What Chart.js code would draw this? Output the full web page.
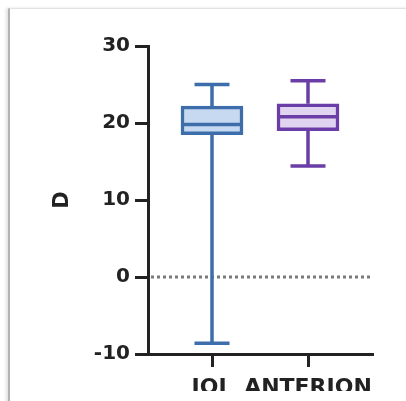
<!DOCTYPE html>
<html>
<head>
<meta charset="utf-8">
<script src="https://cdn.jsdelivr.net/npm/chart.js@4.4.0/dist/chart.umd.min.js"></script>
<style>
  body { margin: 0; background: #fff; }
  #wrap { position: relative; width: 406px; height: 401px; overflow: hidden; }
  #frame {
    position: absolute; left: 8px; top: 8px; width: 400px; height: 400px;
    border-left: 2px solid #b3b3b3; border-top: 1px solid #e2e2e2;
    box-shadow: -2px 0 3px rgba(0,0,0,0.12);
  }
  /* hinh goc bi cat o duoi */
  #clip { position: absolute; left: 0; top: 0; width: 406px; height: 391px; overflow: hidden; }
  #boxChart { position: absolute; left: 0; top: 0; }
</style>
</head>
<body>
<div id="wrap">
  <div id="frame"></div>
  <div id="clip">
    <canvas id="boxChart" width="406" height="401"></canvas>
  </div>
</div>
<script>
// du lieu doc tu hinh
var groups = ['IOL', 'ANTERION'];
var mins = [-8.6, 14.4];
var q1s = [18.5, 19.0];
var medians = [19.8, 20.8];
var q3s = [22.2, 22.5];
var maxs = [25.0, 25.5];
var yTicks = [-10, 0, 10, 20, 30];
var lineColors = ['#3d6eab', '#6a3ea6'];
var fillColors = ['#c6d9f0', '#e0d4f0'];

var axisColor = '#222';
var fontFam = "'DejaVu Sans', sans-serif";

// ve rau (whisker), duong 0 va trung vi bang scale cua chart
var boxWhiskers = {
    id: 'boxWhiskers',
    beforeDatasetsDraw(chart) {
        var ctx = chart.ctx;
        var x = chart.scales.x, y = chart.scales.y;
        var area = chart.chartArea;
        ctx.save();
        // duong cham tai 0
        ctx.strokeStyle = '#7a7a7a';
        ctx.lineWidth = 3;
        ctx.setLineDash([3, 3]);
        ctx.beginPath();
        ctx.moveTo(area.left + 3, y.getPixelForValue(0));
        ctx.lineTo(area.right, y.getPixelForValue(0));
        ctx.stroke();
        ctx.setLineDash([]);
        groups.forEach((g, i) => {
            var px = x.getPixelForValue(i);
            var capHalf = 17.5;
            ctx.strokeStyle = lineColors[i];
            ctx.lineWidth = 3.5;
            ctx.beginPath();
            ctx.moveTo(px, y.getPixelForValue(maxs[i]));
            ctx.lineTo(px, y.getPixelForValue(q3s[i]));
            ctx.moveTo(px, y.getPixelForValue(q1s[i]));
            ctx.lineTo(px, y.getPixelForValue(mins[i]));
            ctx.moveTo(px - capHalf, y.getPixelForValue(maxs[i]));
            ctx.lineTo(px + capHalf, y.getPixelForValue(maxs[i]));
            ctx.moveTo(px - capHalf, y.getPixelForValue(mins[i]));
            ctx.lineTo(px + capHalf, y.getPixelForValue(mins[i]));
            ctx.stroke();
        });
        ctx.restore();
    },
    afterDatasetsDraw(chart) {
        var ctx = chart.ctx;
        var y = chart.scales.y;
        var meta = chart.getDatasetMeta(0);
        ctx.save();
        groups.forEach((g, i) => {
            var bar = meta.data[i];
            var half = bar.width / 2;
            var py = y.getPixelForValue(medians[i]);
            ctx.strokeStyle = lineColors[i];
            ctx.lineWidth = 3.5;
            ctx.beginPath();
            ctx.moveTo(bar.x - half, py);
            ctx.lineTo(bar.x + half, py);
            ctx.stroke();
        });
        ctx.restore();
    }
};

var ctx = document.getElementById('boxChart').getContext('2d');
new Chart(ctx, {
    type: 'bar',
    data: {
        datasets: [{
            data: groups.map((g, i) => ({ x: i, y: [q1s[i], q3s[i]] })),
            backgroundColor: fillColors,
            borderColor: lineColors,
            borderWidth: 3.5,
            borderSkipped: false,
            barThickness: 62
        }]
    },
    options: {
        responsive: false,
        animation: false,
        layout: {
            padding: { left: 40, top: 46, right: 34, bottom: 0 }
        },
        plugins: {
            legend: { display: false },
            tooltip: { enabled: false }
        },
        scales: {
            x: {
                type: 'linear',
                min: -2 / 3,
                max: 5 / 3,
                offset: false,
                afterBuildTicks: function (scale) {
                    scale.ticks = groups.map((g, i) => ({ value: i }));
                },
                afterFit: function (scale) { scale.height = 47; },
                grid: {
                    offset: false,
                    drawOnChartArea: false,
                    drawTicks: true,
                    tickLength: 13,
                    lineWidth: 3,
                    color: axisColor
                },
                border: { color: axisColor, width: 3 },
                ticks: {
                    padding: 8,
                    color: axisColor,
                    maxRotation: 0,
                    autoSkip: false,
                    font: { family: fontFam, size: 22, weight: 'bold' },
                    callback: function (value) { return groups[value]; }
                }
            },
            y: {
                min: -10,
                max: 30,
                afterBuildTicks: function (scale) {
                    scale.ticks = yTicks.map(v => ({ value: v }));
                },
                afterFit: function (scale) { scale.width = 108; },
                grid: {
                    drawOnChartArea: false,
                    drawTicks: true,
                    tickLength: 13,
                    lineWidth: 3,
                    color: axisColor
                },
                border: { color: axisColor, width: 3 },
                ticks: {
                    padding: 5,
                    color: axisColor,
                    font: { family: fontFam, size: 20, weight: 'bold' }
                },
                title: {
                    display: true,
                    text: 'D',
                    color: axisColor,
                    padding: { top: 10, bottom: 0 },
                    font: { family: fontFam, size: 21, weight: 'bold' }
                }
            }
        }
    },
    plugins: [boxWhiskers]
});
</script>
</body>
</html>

Task goal. Repeat the data above exactly, but not the pictures.

Task solution.
What Chart.js code would draw this? Output the full web page.
<!DOCTYPE html>
<html>
<head>
<meta charset="utf-8">
<script src="https://cdn.jsdelivr.net/npm/chart.js@4.4.0/dist/chart.umd.min.js"></script>
<style>
  body { margin: 0; background: #fff; }
  #wrap { position: relative; width: 406px; height: 401px; overflow: hidden; }
  #frame {
    position: absolute; left: 8px; top: 8px; width: 400px; height: 400px;
    border-left: 2px solid #b3b3b3; border-top: 1px solid #e2e2e2;
    box-shadow: -2px 0 3px rgba(0,0,0,0.12);
  }
  /* hinh goc bi cat o duoi */
  #clip { position: absolute; left: 0; top: 0; width: 406px; height: 391px; overflow: hidden; }
  #boxChart { position: absolute; left: 0; top: 0; }
</style>
</head>
<body>
<div id="wrap">
  <div id="frame"></div>
  <div id="clip">
    <canvas id="boxChart" width="406" height="401"></canvas>
  </div>
</div>
<script>
// du lieu doc tu hinh
var groups = ['IOL', 'ANTERION'];
var mins = [-8.6, 14.4];
var q1s = [18.5, 19.0];
var medians = [19.8, 20.8];
var q3s = [22.2, 22.5];
var maxs = [25.0, 25.5];
var yTicks = [-10, 0, 10, 20, 30];
var lineColors = ['#3d6eab', '#6a3ea6'];
var fillColors = ['#c6d9f0', '#e0d4f0'];

var axisColor = '#222';
var fontFam = "'DejaVu Sans', sans-serif";

// ve rau (whisker), duong 0 va trung vi bang scale cua chart
var boxWhiskers = {
    id: 'boxWhiskers',
    beforeDatasetsDraw(chart) {
        var ctx = chart.ctx;
        var x = chart.scales.x, y = chart.scales.y;
        var area = chart.chartArea;
        ctx.save();
        // duong cham tai 0
        ctx.strokeStyle = '#7a7a7a';
        ctx.lineWidth = 3;
        ctx.setLineDash([3, 3]);
        ctx.beginPath();
        ctx.moveTo(area.left + 3, y.getPixelForValue(0));
        ctx.lineTo(area.right, y.getPixelForValue(0));
        ctx.stroke();
        ctx.setLineDash([]);
        groups.forEach((g, i) => {
            var px = x.getPixelForValue(i);
            var capHalf = 17.5;
            ctx.strokeStyle = lineColors[i];
            ctx.lineWidth = 3.5;
            ctx.beginPath();
            ctx.moveTo(px, y.getPixelForValue(maxs[i]));
            ctx.lineTo(px, y.getPixelForValue(q3s[i]));
            ctx.moveTo(px, y.getPixelForValue(q1s[i]));
            ctx.lineTo(px, y.getPixelForValue(mins[i]));
            ctx.moveTo(px - capHalf, y.getPixelForValue(maxs[i]));
            ctx.lineTo(px + capHalf, y.getPixelForValue(maxs[i]));
            ctx.moveTo(px - capHalf, y.getPixelForValue(mins[i]));
            ctx.lineTo(px + capHalf, y.getPixelForValue(mins[i]));
            ctx.stroke();
        });
        ctx.restore();
    },
    afterDatasetsDraw(chart) {
        var ctx = chart.ctx;
        var y = chart.scales.y;
        var meta = chart.getDatasetMeta(0);
        ctx.save();
        groups.forEach((g, i) => {
            var bar = meta.data[i];
            var half = bar.width / 2;
            var py = y.getPixelForValue(medians[i]);
            ctx.strokeStyle = lineColors[i];
            ctx.lineWidth = 3.5;
            ctx.beginPath();
            ctx.moveTo(bar.x - half, py);
            ctx.lineTo(bar.x + half, py);
            ctx.stroke();
        });
        ctx.restore();
    }
};

var ctx = document.getElementById('boxChart').getContext('2d');
new Chart(ctx, {
    type: 'bar',
    data: {
        datasets: [{
            data: groups.map((g, i) => ({ x: i, y: [q1s[i], q3s[i]] })),
            backgroundColor: fillColors,
            borderColor: lineColors,
            borderWidth: 3.5,
            borderSkipped: false,
            barThickness: 62
        }]
    },
    options: {
        responsive: false,
        animation: false,
        layout: {
            padding: { left: 40, top: 46, right: 34, bottom: 0 }
        },
        plugins: {
            legend: { display: false },
            tooltip: { enabled: false }
        },
        scales: {
            x: {
                type: 'linear',
                min: -2 / 3,
                max: 5 / 3,
                offset: false,
                afterBuildTicks: function (scale) {
                    scale.ticks = groups.map((g, i) => ({ value: i }));
                },
                afterFit: function (scale) { scale.height = 47; },
                grid: {
                    offset: false,
                    drawOnChartArea: false,
                    drawTicks: true,
                    tickLength: 13,
                    lineWidth: 3,
                    color: axisColor
                },
                border: { color: axisColor, width: 3 },
                ticks: {
                    padding: 8,
                    color: axisColor,
                    maxRotation: 0,
                    autoSkip: false,
                    font: { family: fontFam, size: 22, weight: 'bold' },
                    callback: function (value) { return groups[value]; }
                }
            },
            y: {
                min: -10,
                max: 30,
                afterBuildTicks: function (scale) {
                    scale.ticks = yTicks.map(v => ({ value: v }));
                },
                afterFit: function (scale) { scale.width = 108; },
                grid: {
                    drawOnChartArea: false,
                    drawTicks: true,
                    tickLength: 13,
                    lineWidth: 3,
                    color: axisColor
                },
                border: { color: axisColor, width: 3 },
                ticks: {
                    padding: 5,
                    color: axisColor,
                    font: { family: fontFam, size: 20, weight: 'bold' }
                },
                title: {
                    display: true,
                    text: 'D',
                    color: axisColor,
                    padding: { top: 10, bottom: 0 },
                    font: { family: fontFam, size: 21, weight: 'bold' }
                }
            }
        }
    },
    plugins: [boxWhiskers]
});
</script>
</body>
</html>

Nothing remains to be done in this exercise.